The paper's stated conclusion on Keyword Stuffing: "we find such methods offer little to no improvement on generative engine's responses." Translated more sharply: it was the only tactic in the experiment with a measurably negative effect on visibility. The classical-SEO move actively hurts in the generative-engine paradigm.

## The lower-ranked-site finding

The most strategically interesting result is in Table 2 of the paper — per-tactic lift broken down by the source's original Google-search rank. Lower-ranked sites benefit dramatically more:

-   **Cite Sources, Rank-5 source: +115% relative improvement.** A page that was the fifth-ranked Google result for the query saw more than double its baseline citation visibility after the GEO tactic was applied.
-   **Quotation Addition, Rank-5: +99.7%.**
-   **Statistics Addition, Rank-5: +97.7%.**

For Rank-1 sources, the same tactics show much smaller lifts (and Cite Sources actually showed −30% at Rank-1, suggesting top-ranked pages already saturate their citation potential). The pattern: GEO is _democratizing_. It moves lower-authority pages up disproportionately, while the top-ranked pages have less room to grow.

## Domain-specific patterns

Different tactics work in different content categories (Table 3 of the paper):

-   **Cite Sources** wins in Statement, Facts, and Law & Government queries.
-   **Statistics Addition** wins in Law & Government, Debate, and Opinion.
-   **Quotation Addition** wins in People & Society, Explanation, and History.
-   **Authoritative** wins in Debate, History, and Science.

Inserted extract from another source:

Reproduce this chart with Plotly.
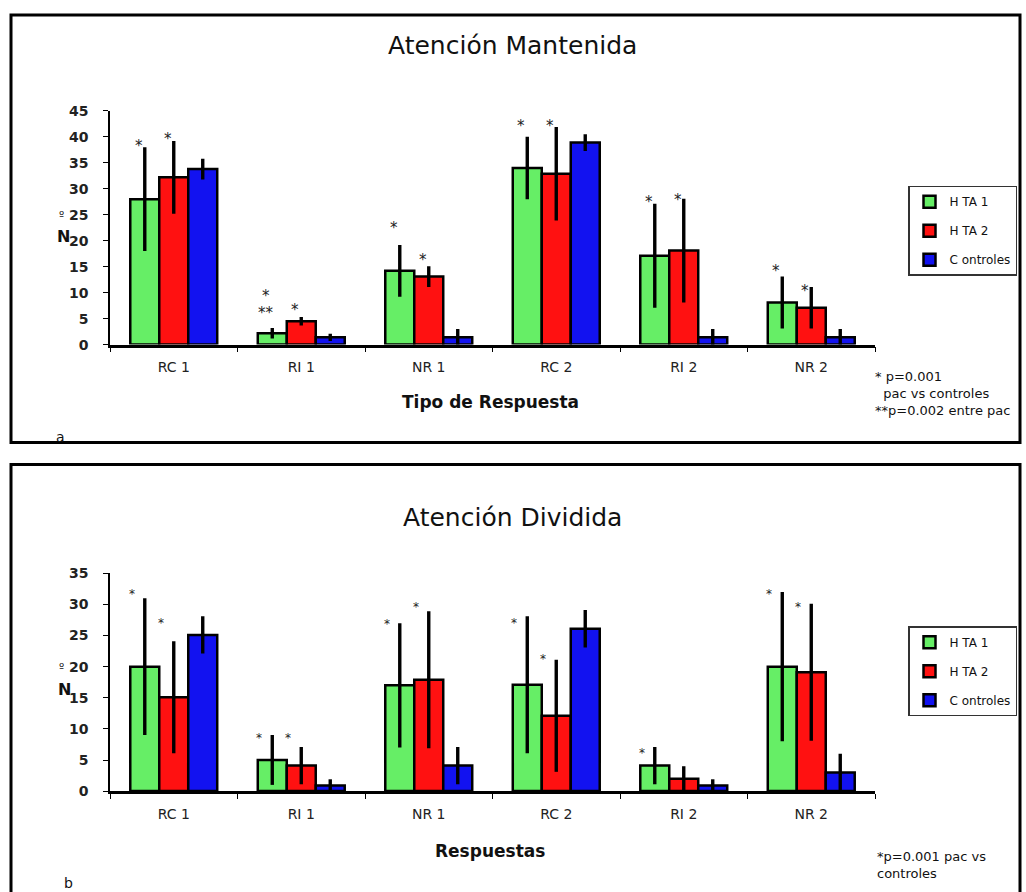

The high-level read is that fact-heavy domains reward citation density (Statistics, Cite Sources), discussion-heavy domains reward voice (Quotation, Authoritative).

## Combinations

The paper's §5.3 reports that combining tactics outperforms any single tactic by more than 5.5%. The strongest pair is **Fluency Optimization + Statistics Addition** at roughly 35.8% improvement. Several pairs reach the 30-35% range; few exceed it. There's diminishing return past two-tactic stacks in their data.

## Where this fits

For the AEO corpus, the paper is the load-bearing source behind three Layer-4 glossary entries:

-   [Statistics and citations](/statistics-citations) — the _Statistics Addition_ + _Cite Sources_ tactics combined into one editorial pattern.
-   [Direct answer](/direct-answer) — the lede-paragraph extraction unit that benefits from all three top tactics applied together.
-   [Definition density](/definition-density) — the term-level pattern that compounds with the source-citation pattern Cite Sources measures.

The longer thesis on why these tactics matter at all — citation is binary, agents don't run JavaScript, the chain dependency of the five layers — is in [agent readability](/agent-readability). The structural map sits in [the five layers of AEO](/five-layer-aeo).

The paper's last word — "Generative Engines value not only content but also information presentation" — is the editorial line every Layer 4 piece in this corpus tries to honor.